The woman who started France’s campaign to encourage women to expose their sexual harassers has appeared in court over allegations of defamation.
Sandra Muller is being sued by Eric Brion, who she named when she created the “#balancetonporc” hashtag.
The TV executive says he flirted with Ms Muller inappropriately on a single occasion, but his portrayal as a predator has ruined his career.
He is seeking €50,000 ($55,000, £44,000) in damages.
Mr Brion is also looking for another €15,000 in legal fees and the deletion of the tweet which named him.
The hearing on Wednesday attracted widespread attention in France, where sexual harassment is believed to be commonplace – but which has also seen a backlash to the #balancetonporc” (“rat on your pig”) movement.
At the hearing, Mr Brion’s legal team said that while he had apologised for his clumsy or inappropriate flirtation, he had “never admitted to harassing anyone”.
“He said that one evening he tried to flirt with Sandra Muller as he liked her,” his lawyer Marie Burguburu told the court. “This is his right to flirt,” she added.
Ms Muller, who had travelled from the United States, where she is based, to attend the session, said she had “started a movement that spread through all levels of society”.
The journalist said she wanted to see that “sexist insults, whatever they are, are finally taken seriously”.
When she received the court summons in January, she expressed surprise that despite his apology, Mr Brion “changed his strategy and decided, against all decency, to take me to court”.
She vowed she would “fight to the end” and said she hoped the trial would be “an opportunity to hold a real debate on ways to fight against sexual harassment”.
How did they end up in court?
In October 2017, Ms Muller tweeted: “#balancetonporc! You too can recount by giving the name and details of a sexual harassment you have known in your job”.
A few hours later, she followed up with: “You have big breasts. You are my type of woman.
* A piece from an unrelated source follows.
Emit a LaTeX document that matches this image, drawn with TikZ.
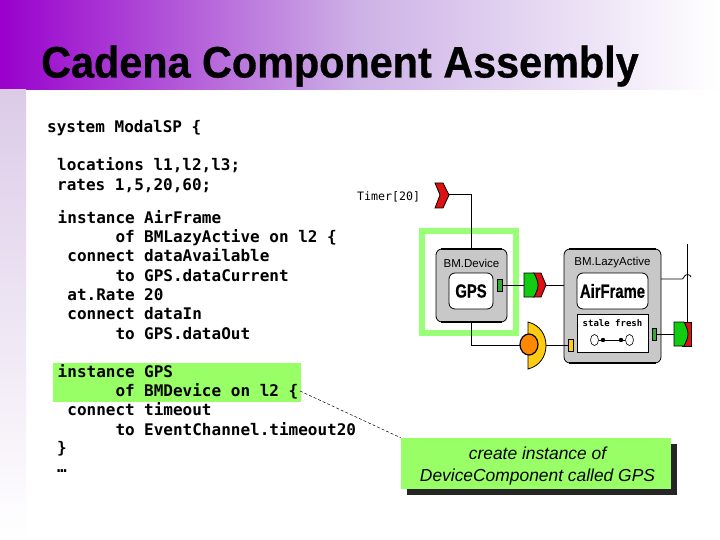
\documentclass[tikz,border=0pt]{standalone}
\usepackage{fontspec}
\setmainfont{Liberation Sans}
\newfontfamily\codefont{DejaVu Sans Mono}
\usetikzlibrary{positioning,calc,shapes.geometric}
\definecolor{hlgreen}{HTML}{99FF66}
\definecolor{frameg}{HTML}{99FF77}
\definecolor{boxgray}{HTML}{C8C8C8}
\definecolor{pgreen}{HTML}{33AA33}
\definecolor{cgreen}{HTML}{11CC11}
\definecolor{cred}{HTML}{DD1111}
\definecolor{cyel}{HTML}{FFCC11}
\definecolor{corange}{HTML}{FF8800}
\definecolor{tpurple}{HTML}{9900CC}
\definecolor{tmid}{HTML}{CDB2E6}
\definecolor{stripc}{HTML}{DCCBE8}
\tikzset{
  px/.style={x=1pt,y=-1pt},
  codeL/.style={anchor=base east,inner sep=0pt,font=\codefont\bfseries\fontsize{16}{16}\selectfont},
  codeR/.style={anchor=base west,inner sep=0pt,font=\codefont\bfseries\fontsize{16}{16}\selectfont},
  wire/.style={draw=black,line width=0.8pt},
  compbox/.style={draw=black,fill=boxgray,line width=0.8pt,rounded corners=6pt,minimum width=0pt,inner sep=0pt},
  innerbox/.style={draw=black,fill=white,line width=0.8pt,rounded corners=6pt,inner sep=0pt,font=\bfseries\fontsize{19}{19}\selectfont},
  port/.style={draw=black,line width=0.4pt,inner sep=0pt,minimum width=4.5pt,minimum height=12pt},
  outline/.style={draw=black,line width=0.8pt},
  smalllabel/.style={inner sep=0pt,font=\fontsize{11.5}{12}\selectfont},
  stateell/.style={draw=black,fill=white,ellipse,line width=0.6pt,inner sep=0pt,minimum width=8pt,minimum height=11pt},
}
\begin{document}
\begin{tikzpicture}[px]
\useasboundingbox (0,0) rectangle (720,540);
\fill[white] (0,0) rectangle (720,540);
% header band and strip
\shade[left color=tpurple,right color=white,middle color=tmid] (0,0) rectangle (720,90);
\shade[top color=stripc,bottom color=white] (0,90) rectangle (26,540);
\node[anchor=base west,inner sep=0pt,font=\bfseries\fontsize{44}{44}\selectfont] (title) at (41,77.5) {\addfontfeatures{FakeStretch=0.94,FakeBold=0.7}Cadena Component Assembly};
% highlight
\fill[hlgreen] (53,363) rectangle (301,402);
% code
\node[codeR] (c1) at (47,132.5) {system ModalSP \{};
\node[codeR] (c2) at (57,170.5) {locations l1,l2,l3;};
\node[codeR] (c3) at (57,190.5) {rates 1,5,20,60;};
\foreach \n/\y/\l/\r in {a/223.5/instance/AirFrame,b/242.5/of/BMLazyActive on l2 \{,d/261.5/connect/dataAvailable,e/281/to/GPS.dataCurrent,f/300.5/at.Rate/20,g/319.5/connect/dataIn,h/339/to/GPS.dataOut,i/377/instance/GPS,j/396.5/of/BMDevice on l2 \{,k/415.5/connect/timeout,m/435/to/EventChannel.timeout20}{
  \node[codeL] (l\n) at (135,\y) {\l};
  \node[codeR] (r\n) at (144,\y) {\r};
}
\node[codeR] (c4) at (57,453.5) {\}};
\node[codeR] (c5) at (57,472.5) {…};
% green frame
\draw[frameg,line width=6pt] (422,231) rectangle (516,333);
% component boxes
\node[compbox,minimum width=71pt,minimum height=73pt] (dev) at (471.5,285.5) {};
\node[compbox,minimum width=97pt,minimum height=114pt] (lazy) at (612.5,306) {};
\draw[line width=1.4pt] (441,249) -- (502,249) (441,322) -- (502,322);
\draw[line width=1.4pt] (569,249) -- (656,249) (569,363) -- (656,363);
\node[smalllabel] (devt) at (471.5,263) {BM.Device};
\node[smalllabel] (lazyt) at (612.5,263) {BM.LazyActive};
\node[innerbox,minimum width=44pt,minimum height=36pt] (gps) at (471,291) {\addfontfeatures{FakeStretch=0.78,FakeBold=0.5}GPS};
\node[innerbox,minimum width=71pt,minimum height=36pt] (af) at (612.5,291) {\addfontfeatures{FakeStretch=0.78,FakeBold=0.5}AirFrame};
\node[draw=black,fill=white,line width=0.8pt,inner sep=0pt,minimum width=71pt,minimum height=38pt] (sf) at (612.5,333) {};
\node[inner sep=0pt,font=\codefont\bfseries\fontsize{9}{9}\selectfont] (sft) at (612.5,323) {stale fresh};
\node[stateell] (s1) at (594.5,340) {};
\node[stateell] (s2) at (629.5,340) {};
\draw[line width=0.7pt] (s1) -- (s2);
\fill (603,340) circle (2.2pt) (621,340) circle (2.2pt);
% ports
\node[port,fill=pgreen] (p1) at (499.5,285) {};
\node[port,fill=cyel] (p2) at (570.5,345) {};
\node[port,fill=pgreen] (p3) at (654,334) {};
% connection points
\coordinate (tmr) at (449,194);
\coordinate (c1w) at (524,285);
\coordinate (c1e) at (546,285);
\coordinate (yle) at (546,345);
\coordinate (orw) at (520,345);
\coordinate (c2w) at (674,334);
\coordinate (vtop) at (687.5,244);
\coordinate (vbot) at (687.5,322);
\coordinate (hop) at (682,279);
\coordinate (devn) at (471,249);
\coordinate (devs) at (471,322);
\coordinate (lazye) at (661,279);
% wires
\draw[wire] (tmr) -| (devn);
\draw[wire] (p1) -- (c1w);
\draw[wire] (c1e) -- (lazy.west |- c1e);
\draw[wire] (devs) |- (orw);
\draw[wire] (yle) -- (p2);
\draw[wire] (p3) -- (c2w);
\draw[wire] (vtop) -- (vbot);
\draw[wire] (lazye) -- (hop) .. controls (684,279) and (684,274.5) .. (687.5,274.5) .. controls (690,274.5) and (690.5,276) .. (691,277);
% red chevron (timer)
\draw[outline,fill=cred] (435,183) -- (443,183) -- (449,195) -- (443,208) -- (435,208) -- (440,195) -- cycle;
% green/red connector 1
\draw[outline,fill=cred] (533,273) -- (541,273) -- (546,285) -- (541,297) -- (533,297) -- cycle;
\draw[outline,fill=cgreen] (524,273) -- (534,273) .. controls (536,277) and (538,281) .. (538,285) .. controls (538,289) and (536,293) .. (534,297) -- (524,297) -- cycle;
% yellow half and orange circle
\draw[outline,fill=cyel] (528,322) .. controls (540,325) and (546,335) .. (546,345.5) .. controls (546,356) and (540,366) .. (528,369) -- cycle;
\draw[outline,fill=corange,line width=1.2pt] (529,344.5) ellipse (9pt and 10.5pt);
% green/red connector 2
\draw[outline,fill=cred] (682,322) -- (691,322) -- (691,346) -- (682,346) -- cycle;
\draw[outline,fill=cgreen] (674,322) -- (684,322) .. controls (686,326) and (688,330) .. (688,334) .. controls (688,338) and (686,342) .. (684,346) -- (674,346) -- cycle;
% timer label
\node[anchor=base west,inner sep=0pt,font=\codefont\fontsize{11.6}{12}\selectfont] (tl) at (357,201) {Timer[20]};
% callout
\fill[black!85] (407,444) rectangle (677,495);
\node[fill=hlgreen,inner sep=0pt,minimum width=270pt,minimum height=51pt] (call) at (536,463.5) {};
\node[inner sep=0pt,align=center,font=\itshape\fontsize{17.4}{22}\selectfont] (callt) at (537.5,466) {create instance of\\DeviceComponent called GPS};
\coordinate (brace) at (300,391);
\draw[densely dashed,line width=0.5pt] (brace) -- (call.north west);
\end{tikzpicture}
\end{document}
I will make you orgasm all night” and Eric Brion’s name and position.
But Mr Brion says he had never worked with Ms Muller in any capacity; that he had apologised for his words, and not pursued it after he was rejected.
The resulting social media campaign behind the hashtag, however, spread Mr Brion’s name far and wide, and in December that year, he wrote a response in French newspaper Le Monde.
He said he had made his “inappropriate remarks” at a cocktail party late in the evening, “but only once” – and said he was not trying to excuse his actions.
But Mr Brion said Ms Muller had implied the two had some sort of working relationship in which harassment took place.
He suggested she had been deliberately vague, in a “conflation of heavy-handed flirting and sexual harassment in the workplace”.
As a result, he said it had become extremely difficult to find work.
Ms Muller’s lawyer Francis Szpiner, however, told the court: “If you do not feel that when a man stands in front of you and makes you such a proposal, it’s offensive, I’m sorry for you, but today a majority of women and men think it is.”
“If this hashtag has been successful it’s because thousands of women have recognized themselves [in it],” he added, in remarks reported by France’s 20 Minutes programme.
Judgement in the case is due in September.